start Recorded data

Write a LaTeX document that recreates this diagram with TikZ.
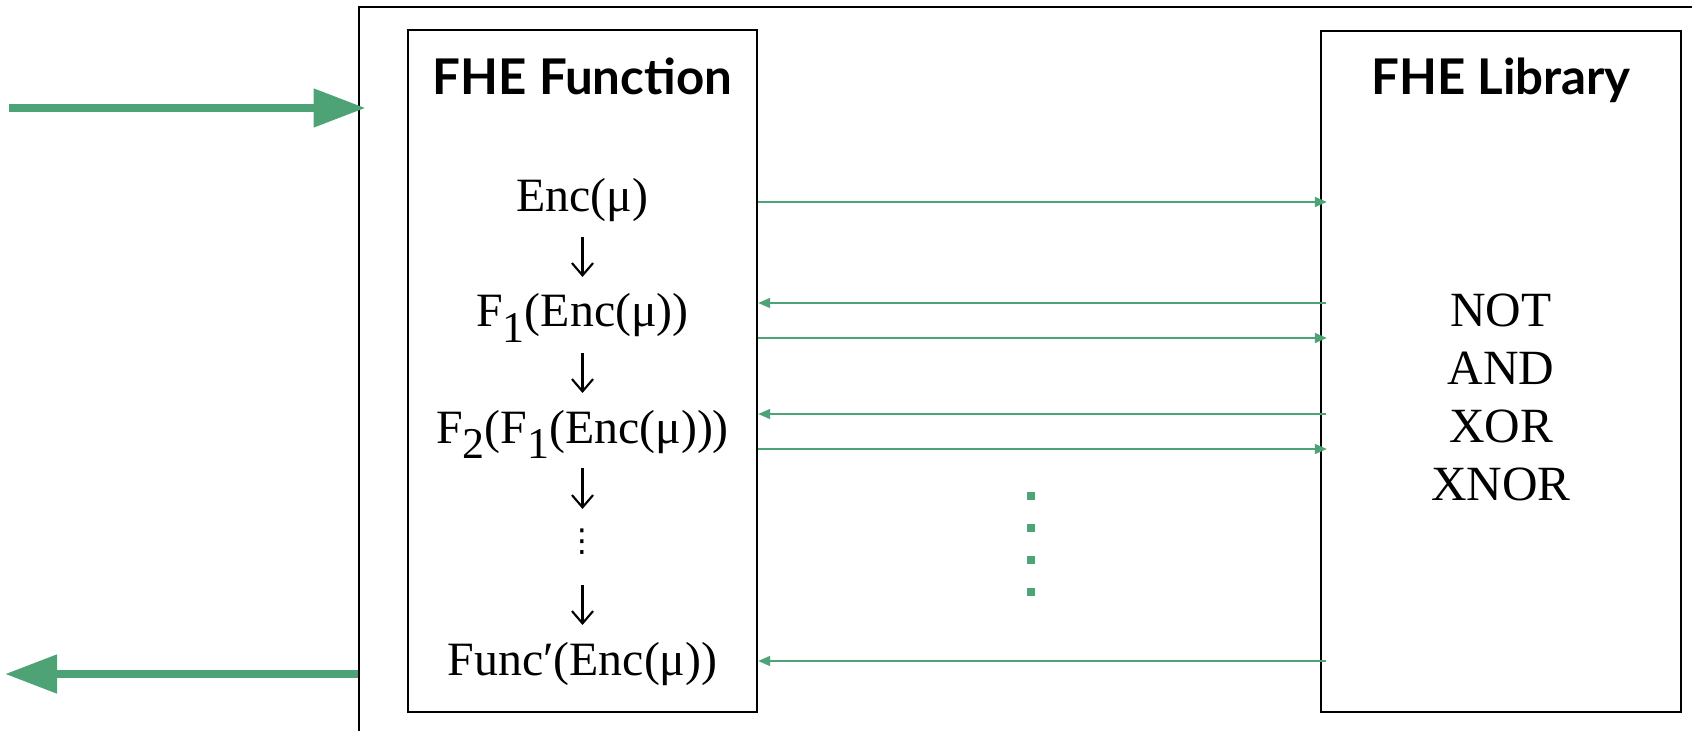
\documentclass[tikz,border=0pt]{standalone}
\usepackage{fontspec}
\setmainfont{Liberation Serif}
\setsansfont{Lato}
\newfontfamily\symfont{DejaVu Sans}
\usetikzlibrary{arrows.meta, calc}
\usepackage{xcolor}
\definecolor{fhegreen}{HTML}{4DA375}
\newcommand{\lowsub}[1]{\raisebox{-4.5pt}{\fontsize{12.5}{14}\selectfont #1}}

\begin{document}
\begin{tikzpicture}[x=0.01cm, y=-0.01cm,
    block/.style={draw=black, line width=0.6pt, inner sep=0pt},
    title/.style={font=\sffamily\bfseries\fontsize{14}{17}\selectfont, anchor=base, inner sep=0pt},
    expr/.style={font=\fontsize{13.6}{17}\selectfont, anchor=base, inner sep=0pt},
    chain/.style={-{Straight Barb[length=3.5pt,width=6pt]}, line width=0.6pt},
    call/.style={fhegreen, line width=0.55pt, -{Triangle[length=3.4pt,width=2.8pt]}},
    io/.style={fhegreen, line width=0.08cm, -{Triangle[length=0.52cm,width=0.37cm]}}]
    \useasboundingbox (0,0) rectangle (1692,731);
    \clip (0,0) rectangle (1692,731);

    % boxes
    \node[block, minimum width=13.61cm, minimum height=7.53cm] (host) at (1039.5,383.5) {};
    \node[block, minimum width=3.49cm, minimum height=6.82cm] (fun) at (582.5,371) {};
    \node[block, minimum width=3.60cm, minimum height=6.81cm] (lib) at (1501,371.5) {};
    \node[title] (funtitle) at (582.5,95) {FHE Function};
    \node[title] (libtitle) at (1501,95) {FHE Library};

    % function chain
    \node[expr] (enc) at (582.5,212) {Enc(μ)};
    \node[expr] (fone) at (582.5,327) {F\lowsub{1}(Enc(μ))};
    \node[expr] (ftwo) at (582.5,443) {F\lowsub{2}(F\lowsub{1}(Enc(μ)))};
    \node[expr, anchor=center, font=\symfont\fontsize{9}{11}\selectfont] (vd) at (582.5,542) {⋮};
    \node[expr] (func) at (582.5,675) {Func′(Enc(μ))};
    \draw[chain] ($(enc.base)+(0,25)$) -- ($(fone.base)+(0,-50)$);
    \draw[chain] ($(fone.base)+(0,26)$) -- ($(ftwo.base)+(0,-50)$);
    \draw[chain] ($(ftwo.base)+(0,25)$) -- ($(vd.center)+(0,-33)$);
    \draw[chain] ($(vd.center)+(0,43)$) -- ($(func.base)+(0,-50)$);

    % library gates
    \node[expr, align=center, font=\fontsize{14}{16.5}\selectfont] (gates) at (1501,501) {NOT\\AND\\XOR\\XNOR};

    % calls between function and library
    \draw[call, shorten >=-0.07cm] (fun.east |- 0,202) -- (lib.west |- 0,202);
    \draw[call, shorten <=-0.06cm] (lib.west |- 0,303) -- (fun.east |- 0,303);
    \draw[call, shorten >=-0.07cm] (fun.east |- 0,338) -- (lib.west |- 0,338);
    \draw[call, shorten <=-0.06cm] (lib.west |- 0,414) -- (fun.east |- 0,414);
    \draw[call, shorten >=-0.07cm] (fun.east |- 0,449) -- (lib.west |- 0,449);
    \draw[call, shorten <=-0.06cm] (lib.west |- 0,661) -- (fun.east |- 0,661);
    \foreach \y in {492,524,556,588}
        \fill[fhegreen] (1027,\y) rectangle ++(8,8);

    % input and output
    \coordinate (feed) at (9,108);
    \coordinate (result) at (5,674);
    \draw[io, shorten >=-0.08cm] (feed) -- (host.west |- feed);
    \draw[io] (host.west |- result) -- (result);
\end{tikzpicture}
\end{document}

end Recorded data

Exercise task. Write out nothing but the lines from the start of the data through the line with "(libtitle) at (1501,95)". Leave out the pictures.

Response.
Write a LaTeX document that recreates this diagram with TikZ.
\documentclass[tikz,border=0pt]{standalone}
\usepackage{fontspec}
\setmainfont{Liberation Serif}
\setsansfont{Lato}
\newfontfamily\symfont{DejaVu Sans}
\usetikzlibrary{arrows.meta, calc}
\usepackage{xcolor}
\definecolor{fhegreen}{HTML}{4DA375}
\newcommand{\lowsub}[1]{\raisebox{-4.5pt}{\fontsize{12.5}{14}\selectfont #1}}

\begin{document}
\begin{tikzpicture}[x=0.01cm, y=-0.01cm,
    block/.style={draw=black, line width=0.6pt, inner sep=0pt},
    title/.style={font=\sffamily\bfseries\fontsize{14}{17}\selectfont, anchor=base, inner sep=0pt},
    expr/.style={font=\fontsize{13.6}{17}\selectfont, anchor=base, inner sep=0pt},
    chain/.style={-{Straight Barb[length=3.5pt,width=6pt]}, line width=0.6pt},
    call/.style={fhegreen, line width=0.55pt, -{Triangle[length=3.4pt,width=2.8pt]}},
    io/.style={fhegreen, line width=0.08cm, -{Triangle[length=0.52cm,width=0.37cm]}}]
    \useasboundingbox (0,0) rectangle (1692,731);
    \clip (0,0) rectangle (1692,731);

    % boxes
    \node[block, minimum width=13.61cm, minimum height=7.53cm] (host) at (1039.5,383.5) {};
    \node[block, minimum width=3.49cm, minimum height=6.82cm] (fun) at (582.5,371) {};
    \node[block, minimum width=3.60cm, minimum height=6.81cm] (lib) at (1501,371.5) {};
    \node[title] (funtitle) at (582.5,95) {FHE Function};
    \node[title] (libtitle) at (1501,95) {FHE Library};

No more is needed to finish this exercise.